Beast / Sanctuary Records, 1999
REVIEW BY: Christopher Thelen
ORIGINALLY PUBLISHED: 03/24/2000
"Welcome to the real world," sings Pete Franklin on the leadoff track of Real World, the second release from Britain's Dirty Deeds. Following the cancellation of the Iron Maiden tour where the band was making their debut and the shuttering of Velvel Records (who were supposed to release the band's debut Danger Of Infection), that phrase probably rings too true to the band.
Unfortunately, the phrase applies to the entire album Real World, which fails to break any new ground for the band and tries unsuccessfully to build on the strong foundation they laid with Danger Of Infection. It gets tiring to refer to the "sophomore slump," but Real World is, sadly, a textbook case of this - and it's frustrating when you know this band is capable of better.
There are, admittedly, some moments where it sounds like Dirty Deeds has things running full steam ahead. "Kill The Pain" is a definite pick for a radio track, integrating a little more of the harmony vocals that this band underuses so much. The guitar work of Franklin and Barry Fitzgibbon shines on this track.
Regrettably, this is the only strong track on the disc. "Welcome To The Real World," which kicks off the disc, sounds like a re-tread of "Nothing To Lose," the first song off Danger Of Infection. When you start repeating things like that early in the album, you can see the red flag being raised. Granted, the song isn't a note-for-note cover of "Nothing To Lose," but it's disconcerting to hear two albums in a row led off by a song in the same key, in the same tempo.

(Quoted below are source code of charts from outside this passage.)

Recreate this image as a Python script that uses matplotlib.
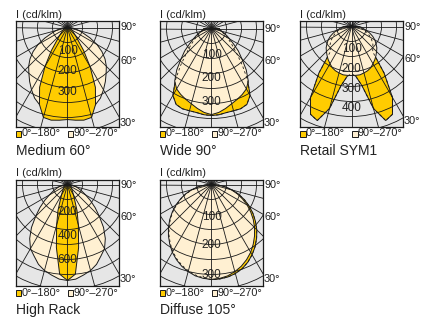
import numpy as np
import matplotlib.pyplot as plt
from matplotlib.patches import Rectangle, Circle, Polygon

# intensity (cd/klm) against angle from nadir, 0..90 deg in 5 deg steps
angles = np.arange(0, 91, 5)

medium_c0 = [449, 454, 459, 454, 400, 322, 220, 137, 78, 54, 39, 32, 24, 20, 17, 15, 12, 10, 10]
medium_c90 = [410, 410, 412, 415, 400, 380, 351, 322, 293, 268, 239, 205, 166, 122, 83, 59, 39, 24, 15]

wide_c0 = [372, 370, 365, 364, 365, 358, 330, 269, 205, 154, 120, 96, 77, 62, 51, 44, 38, 35, 34]
wide_c90 = [368, 360, 347, 333, 322, 311, 298, 274, 231, 184, 150, 115, 90, 72, 56, 42, 30, 20, 13]

retail_c0 = [239, 254, 305, 431, 508, 492, 416, 289, 168, 152, 142, 127, 112, 96, 81, 66, 51, 36, 25]
retail_c90 = [249, 249, 249, 244, 239, 231, 218, 206, 193, 180, 168, 152, 137, 119, 99, 79, 61, 51, 41]

highrack_c0 = [793, 744, 529, 347, 231, 140, 99, 74, 58, 50, 41, 37, 33, 29, 25, 21, 17, 17, 17]
highrack_c90 = [793, 785, 760, 736, 702, 653, 612, 545, 463, 372, 298, 231, 174, 132, 99, 74, 50, 37, 25]

diffuse_c0 = [328, 327, 324, 318, 309, 296, 280, 262, 242, 221, 198, 175, 151, 126, 101, 75, 49, 25, 5]
diffuse_c180 = [327, 323, 317, 308, 297, 283, 267, 248, 228, 207, 185, 162, 139, 115, 92, 69, 46, 23, 5]
diffuse_c90 = [327, 325, 320, 311, 300, 286, 270, 251, 231, 210, 188, 165, 142, 118, 95, 71, 47, 24, 5]

titles = ["Medium 60°", "Wide 90°", "Retail SYM1", "High Rack", "Diffuse 105°"]
value_labels = [[100, 200, 300], [100, 200, 300], [100, 200, 300, 400],
                [200, 400, 600], [100, 200, 300]]
angle_labels = ["90°", "60°", "30°"]
legend_labels = ["0°–180°", "90°–270°"]
axis_label = "I (cd/klm)"

W, H = 435, 323
BW, BH = 103, 106
GRID_PX = 15
GOLD = "#ffcc00"
CREAM = "#fff0d2"
BG = "#e6e6e6"
LINE = "#1a1a1a"
TXT = "#222222"

plt.rcParams["font.family"] = ["Liberation Sans", "DejaVu Sans"]

fig = plt.figure(figsize=(W / 100, H / 100), dpi=100)

# left, top (px), px per cd/klm, origin below box top (px), which plane on top
panels = [
    (medium_c0, medium_c0, medium_c90, 16, 21, 0.205, 6.5, "c0"),
    (wide_c0, wide_c0, wide_c90, 160, 21, 0.234, 7.5, "c90"),
    (retail_c0, retail_c0, retail_c90, 300, 21, 0.197, 5.5, "c90"),
    (highrack_c0, highrack_c0, highrack_c90, 16, 180, 0.121, 4.5, "c0"),
    (diffuse_c0, diffuse_c180, diffuse_c90, 160, 180, 0.29, 4.5, "c90"),
]


def outline(right, left):
    t = np.radians(angles)
    xr = np.asarray(right) * np.sin(t)
    yr = -np.asarray(right) * np.cos(t)
    xl = -np.asarray(left) * np.sin(t)
    yl = -np.asarray(left) * np.cos(t)
    x = np.concatenate([xr[::-1], xl[1:]])
    y = np.concatenate([yr[::-1], yl[1:]])
    return np.column_stack([x, y])


for i, (c0, c180, c90, left, top, s, off, on_top) in enumerate(panels):
    ax = fig.add_axes([left / W, 1 - (top + BH) / H, BW / W, BH / H])
    ax.set_xlim(-BW / 2 / s, BW / 2 / s)
    ax.set_ylim(-(BH - off) / s, off / s)
    ax.set_facecolor(BG)
    ax.set_xticks([])
    ax.set_yticks([])
    for sp in ax.spines.values():
        sp.set_color(LINE)
        sp.set_linewidth(0.9)

    gold = outline(c0, c180)
    cream = outline(c90, c90)
    if on_top == "c0":
        layers = [(cream, CREAM), (gold, GOLD)]
    else:
        layers = [(gold, GOLD), (cream, CREAM)]
    for z, (pts, col) in enumerate(layers):
        ax.add_patch(Polygon(pts, closed=True, facecolor=col, edgecolor=LINE,
                             linewidth=0.7, zorder=1 + z))
    # hidden plane drawn dashed
    if on_top == "c90":
        ax.add_patch(Polygon(gold, closed=True, fill=False, edgecolor=LINE,
                             linewidth=0.6, linestyle=(0, (3, 3)), zorder=3))

    # polar grid
    step = GRID_PX / s
    rmax = 140 / s
    r = step
    while r < rmax:
        ax.add_patch(Circle((0, 0), r, fill=False, edgecolor=LINE, linewidth=0.6, zorder=4))
        r += step
    for a in np.radians(np.arange(0, 360, 15)):
        ax.plot([0, rmax * np.sin(a)], [0, -rmax * np.cos(a)], color=LINE, lw=0.6, zorder=4)

    for v in value_labels[i]:
        ax.annotate(str(v), (0, -v), xytext=(0, -3), textcoords="offset pixels",
                    ha="center", va="center", fontsize=8.5, color=TXT, zorder=5)

    for lab, d in zip(angle_labels, [0, 33, 95]):
        ax.text(1.01, 1 - (off + d) / BH, lab, transform=ax.transAxes,
                ha="left", va="center", fontsize=7.8, color=TXT)

    ax.text(0, 1 + 1.5 / BH, axis_label, transform=ax.transAxes,
            ha="left", va="bottom", fontsize=8, color=TXT)

    # legend
    ly = -6.5 / BH
    for lx, col, lab in [(0, GOLD, legend_labels[0]), (52 / BW, CREAM, legend_labels[1])]:
        ax.add_patch(Rectangle((lx, ly - 3 / BH), 5.5 / BW, 6 / BH, transform=ax.transAxes,
                               facecolor=col, edgecolor=LINE, linewidth=0.7, clip_on=False))
        ax.text(lx + 6 / BW, ly, lab, transform=ax.transAxes, ha="left", va="center",
                fontsize=7.8, color=TXT)

    ax.text(0, -24 / BH, titles[i], transform=ax.transAxes, ha="left", va="center",
            fontsize=10, color=TXT)

fig.savefig("out.png", dpi=100)
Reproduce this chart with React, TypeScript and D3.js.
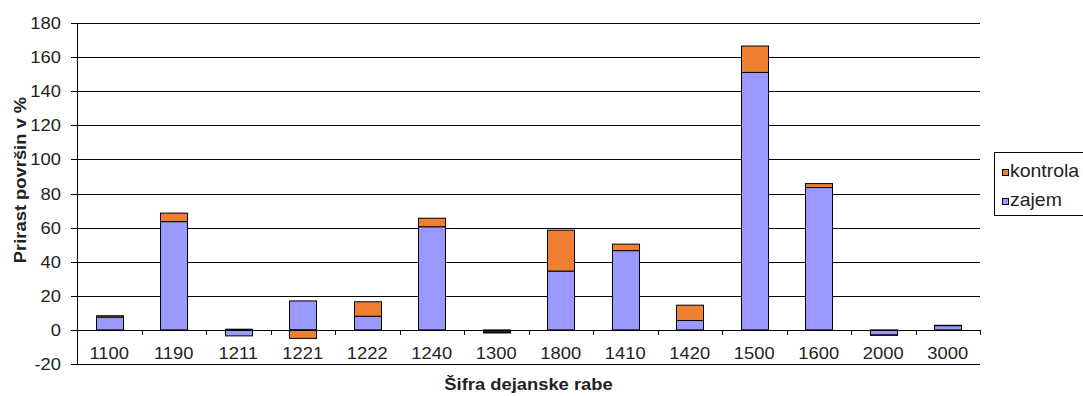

For that matter, most of the songs on Real World don't vary much in tempo. Normally, this isn't a thing to worry about, but add in to the mix a drop in the quality of the songwriting, and the concern factor increases tenfold. Tracks like "Nightmare," "Hell On Earth" and "Cyber Babe" just fall flat, failing to inspire or encourage the listener. One could even say that the album has a dull ring to it.
What is discouraging about this is that Dirty Deeds is a band capable of so much better work. Danger Of Infection and their live shows have proven this. (I've also gone on record to say that Dirty Deeds's magic is better captured in the live setting rather than the studio.) But Real World does more than fall short of expectations. In a sense, it's almost as if the band wasn't trying hard enough to create an album that took them to the next step. And that, children, is the greatest disappointment of all.
Dirty Deeds is a strong enough band to come back from such a setback with killer material. But one wouldn't have expected their stumbling point to come on only their second album.